* **Your task**:
Begin with the line holding "Convert this chart to matplotlib code.", end with the line holding "plt.rcParams['mathtext.bf'] = 'Liberation", and repeat every line in between exactly, without pictures.

[Rows from a dataset of charts and code]
------------------------------------------------------------------------
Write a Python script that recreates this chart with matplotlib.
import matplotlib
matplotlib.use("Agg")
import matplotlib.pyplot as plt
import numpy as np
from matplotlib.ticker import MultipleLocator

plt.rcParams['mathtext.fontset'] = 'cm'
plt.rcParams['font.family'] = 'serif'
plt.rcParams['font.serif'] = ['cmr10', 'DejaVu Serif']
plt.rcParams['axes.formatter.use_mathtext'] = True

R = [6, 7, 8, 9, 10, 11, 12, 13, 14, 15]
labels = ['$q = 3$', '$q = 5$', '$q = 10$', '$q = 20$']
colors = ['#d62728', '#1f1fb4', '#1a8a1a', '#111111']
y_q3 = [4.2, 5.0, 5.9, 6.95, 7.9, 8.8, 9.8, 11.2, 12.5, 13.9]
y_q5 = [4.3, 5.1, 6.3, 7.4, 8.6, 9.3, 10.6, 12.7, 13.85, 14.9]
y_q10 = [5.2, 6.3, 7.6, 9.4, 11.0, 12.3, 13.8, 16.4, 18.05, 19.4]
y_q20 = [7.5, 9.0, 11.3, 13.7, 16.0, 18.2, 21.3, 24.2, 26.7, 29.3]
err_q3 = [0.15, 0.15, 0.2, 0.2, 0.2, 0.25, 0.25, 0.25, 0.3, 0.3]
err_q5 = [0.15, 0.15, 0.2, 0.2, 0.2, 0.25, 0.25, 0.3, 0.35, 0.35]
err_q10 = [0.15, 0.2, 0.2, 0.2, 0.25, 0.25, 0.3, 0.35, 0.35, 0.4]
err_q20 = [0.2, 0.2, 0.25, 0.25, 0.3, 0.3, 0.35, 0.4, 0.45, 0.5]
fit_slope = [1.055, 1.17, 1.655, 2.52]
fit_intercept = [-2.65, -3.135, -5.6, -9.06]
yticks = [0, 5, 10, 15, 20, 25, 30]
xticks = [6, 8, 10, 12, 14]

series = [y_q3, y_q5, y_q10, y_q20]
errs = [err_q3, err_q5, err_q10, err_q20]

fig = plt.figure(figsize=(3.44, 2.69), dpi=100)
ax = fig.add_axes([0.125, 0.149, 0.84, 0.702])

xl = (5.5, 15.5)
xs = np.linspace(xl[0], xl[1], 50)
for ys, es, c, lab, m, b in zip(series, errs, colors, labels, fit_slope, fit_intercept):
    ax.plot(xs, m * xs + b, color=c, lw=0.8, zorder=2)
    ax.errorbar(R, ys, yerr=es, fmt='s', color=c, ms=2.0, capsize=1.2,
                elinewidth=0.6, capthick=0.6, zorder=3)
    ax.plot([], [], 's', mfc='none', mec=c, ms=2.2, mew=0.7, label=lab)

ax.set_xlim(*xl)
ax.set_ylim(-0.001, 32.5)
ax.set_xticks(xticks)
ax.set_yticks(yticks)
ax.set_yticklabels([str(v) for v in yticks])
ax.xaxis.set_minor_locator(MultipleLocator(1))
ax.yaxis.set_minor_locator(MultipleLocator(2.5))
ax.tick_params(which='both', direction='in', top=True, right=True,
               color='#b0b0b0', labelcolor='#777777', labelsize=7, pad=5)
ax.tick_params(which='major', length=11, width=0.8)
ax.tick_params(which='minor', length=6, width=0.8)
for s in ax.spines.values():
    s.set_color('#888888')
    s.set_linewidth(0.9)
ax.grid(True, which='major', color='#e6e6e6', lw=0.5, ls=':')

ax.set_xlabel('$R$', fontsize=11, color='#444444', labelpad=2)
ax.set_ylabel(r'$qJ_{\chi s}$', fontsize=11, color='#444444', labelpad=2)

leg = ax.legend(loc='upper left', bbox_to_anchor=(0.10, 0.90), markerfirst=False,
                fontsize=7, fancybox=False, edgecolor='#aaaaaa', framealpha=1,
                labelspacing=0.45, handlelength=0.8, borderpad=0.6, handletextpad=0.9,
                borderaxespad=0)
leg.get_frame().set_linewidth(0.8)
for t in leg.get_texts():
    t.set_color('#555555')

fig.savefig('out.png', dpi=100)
------------------------------------------------------------------------
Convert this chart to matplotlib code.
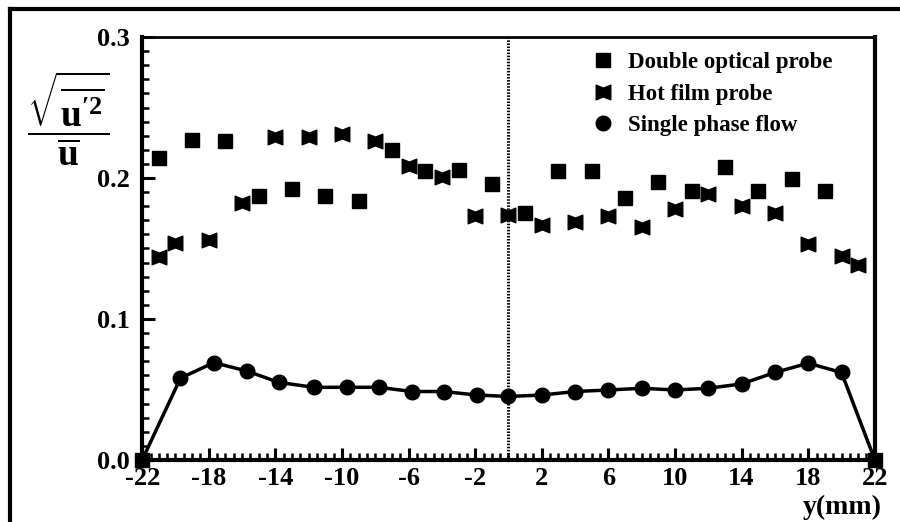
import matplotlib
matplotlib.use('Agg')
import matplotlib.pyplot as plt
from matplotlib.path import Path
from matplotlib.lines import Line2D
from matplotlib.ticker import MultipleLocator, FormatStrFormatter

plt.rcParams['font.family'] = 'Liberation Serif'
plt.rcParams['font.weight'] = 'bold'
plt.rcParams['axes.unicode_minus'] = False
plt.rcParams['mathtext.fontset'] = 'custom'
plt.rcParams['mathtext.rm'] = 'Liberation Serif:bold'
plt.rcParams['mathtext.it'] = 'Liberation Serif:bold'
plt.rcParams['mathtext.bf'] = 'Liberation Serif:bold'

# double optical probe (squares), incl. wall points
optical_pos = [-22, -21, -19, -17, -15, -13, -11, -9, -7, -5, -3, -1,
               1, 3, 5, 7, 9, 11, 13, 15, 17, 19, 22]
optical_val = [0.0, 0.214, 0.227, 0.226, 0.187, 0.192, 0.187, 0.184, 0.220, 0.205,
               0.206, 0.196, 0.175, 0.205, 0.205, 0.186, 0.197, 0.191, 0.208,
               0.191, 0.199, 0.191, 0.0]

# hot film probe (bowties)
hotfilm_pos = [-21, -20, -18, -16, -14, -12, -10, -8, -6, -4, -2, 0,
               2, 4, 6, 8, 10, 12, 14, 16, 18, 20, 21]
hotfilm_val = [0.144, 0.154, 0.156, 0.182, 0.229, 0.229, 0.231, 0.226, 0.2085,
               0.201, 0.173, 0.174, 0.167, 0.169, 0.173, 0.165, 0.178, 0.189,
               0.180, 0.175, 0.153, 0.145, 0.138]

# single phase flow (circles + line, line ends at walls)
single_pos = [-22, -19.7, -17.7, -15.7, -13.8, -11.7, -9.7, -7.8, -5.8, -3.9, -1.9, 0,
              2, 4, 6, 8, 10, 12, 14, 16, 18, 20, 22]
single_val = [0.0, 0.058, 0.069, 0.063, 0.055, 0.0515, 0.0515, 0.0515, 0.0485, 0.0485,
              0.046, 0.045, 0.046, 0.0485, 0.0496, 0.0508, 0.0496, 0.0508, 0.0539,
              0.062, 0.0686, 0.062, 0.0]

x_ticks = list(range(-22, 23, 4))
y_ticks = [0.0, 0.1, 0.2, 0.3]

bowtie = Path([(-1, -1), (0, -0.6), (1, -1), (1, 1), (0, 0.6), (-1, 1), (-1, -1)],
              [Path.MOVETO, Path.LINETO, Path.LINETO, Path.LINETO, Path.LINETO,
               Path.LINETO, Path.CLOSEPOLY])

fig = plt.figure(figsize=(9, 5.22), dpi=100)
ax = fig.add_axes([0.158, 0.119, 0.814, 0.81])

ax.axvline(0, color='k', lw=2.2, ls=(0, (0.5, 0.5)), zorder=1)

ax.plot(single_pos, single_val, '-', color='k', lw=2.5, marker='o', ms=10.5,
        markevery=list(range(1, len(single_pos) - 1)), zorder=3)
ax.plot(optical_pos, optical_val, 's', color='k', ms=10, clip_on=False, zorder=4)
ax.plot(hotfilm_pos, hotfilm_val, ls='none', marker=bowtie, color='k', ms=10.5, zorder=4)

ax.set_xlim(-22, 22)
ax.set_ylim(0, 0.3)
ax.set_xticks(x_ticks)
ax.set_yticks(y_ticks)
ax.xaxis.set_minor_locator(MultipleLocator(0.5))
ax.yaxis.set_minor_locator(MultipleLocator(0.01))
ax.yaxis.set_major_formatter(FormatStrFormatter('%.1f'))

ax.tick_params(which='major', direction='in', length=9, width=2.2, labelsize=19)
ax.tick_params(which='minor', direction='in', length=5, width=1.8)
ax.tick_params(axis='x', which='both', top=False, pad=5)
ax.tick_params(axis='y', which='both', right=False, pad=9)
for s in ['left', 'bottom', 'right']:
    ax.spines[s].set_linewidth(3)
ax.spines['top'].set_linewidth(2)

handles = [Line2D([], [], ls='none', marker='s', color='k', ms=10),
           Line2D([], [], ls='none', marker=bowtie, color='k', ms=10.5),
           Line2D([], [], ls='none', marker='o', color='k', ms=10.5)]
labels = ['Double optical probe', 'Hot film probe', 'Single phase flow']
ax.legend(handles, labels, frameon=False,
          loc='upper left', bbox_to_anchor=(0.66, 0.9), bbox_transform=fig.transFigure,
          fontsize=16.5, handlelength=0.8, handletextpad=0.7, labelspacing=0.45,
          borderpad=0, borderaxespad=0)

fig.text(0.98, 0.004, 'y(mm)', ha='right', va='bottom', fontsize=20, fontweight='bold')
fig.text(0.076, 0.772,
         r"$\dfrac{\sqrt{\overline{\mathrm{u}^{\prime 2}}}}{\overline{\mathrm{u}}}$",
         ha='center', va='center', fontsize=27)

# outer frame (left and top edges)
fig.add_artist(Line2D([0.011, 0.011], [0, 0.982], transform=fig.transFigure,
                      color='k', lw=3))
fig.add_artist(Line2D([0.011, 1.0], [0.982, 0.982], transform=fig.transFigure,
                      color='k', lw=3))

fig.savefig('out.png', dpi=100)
------------------------------------------------------------------------
* **Solution to this task**:
Convert this chart to matplotlib code.
import matplotlib
matplotlib.use('Agg')
import matplotlib.pyplot as plt
from matplotlib.path import Path
from matplotlib.lines import Line2D
from matplotlib.ticker import MultipleLocator, FormatStrFormatter

plt.rcParams['font.family'] = 'Liberation Serif'
plt.rcParams['font.weight'] = 'bold'
plt.rcParams['axes.unicode_minus'] = False
plt.rcParams['mathtext.fontset'] = 'custom'
plt.rcParams['mathtext.rm'] = 'Liberation Serif:bold'
plt.rcParams['mathtext.it'] = 'Liberation Serif:bold'
plt.rcParams['mathtext.bf'] = 'Liberation Serif:bold'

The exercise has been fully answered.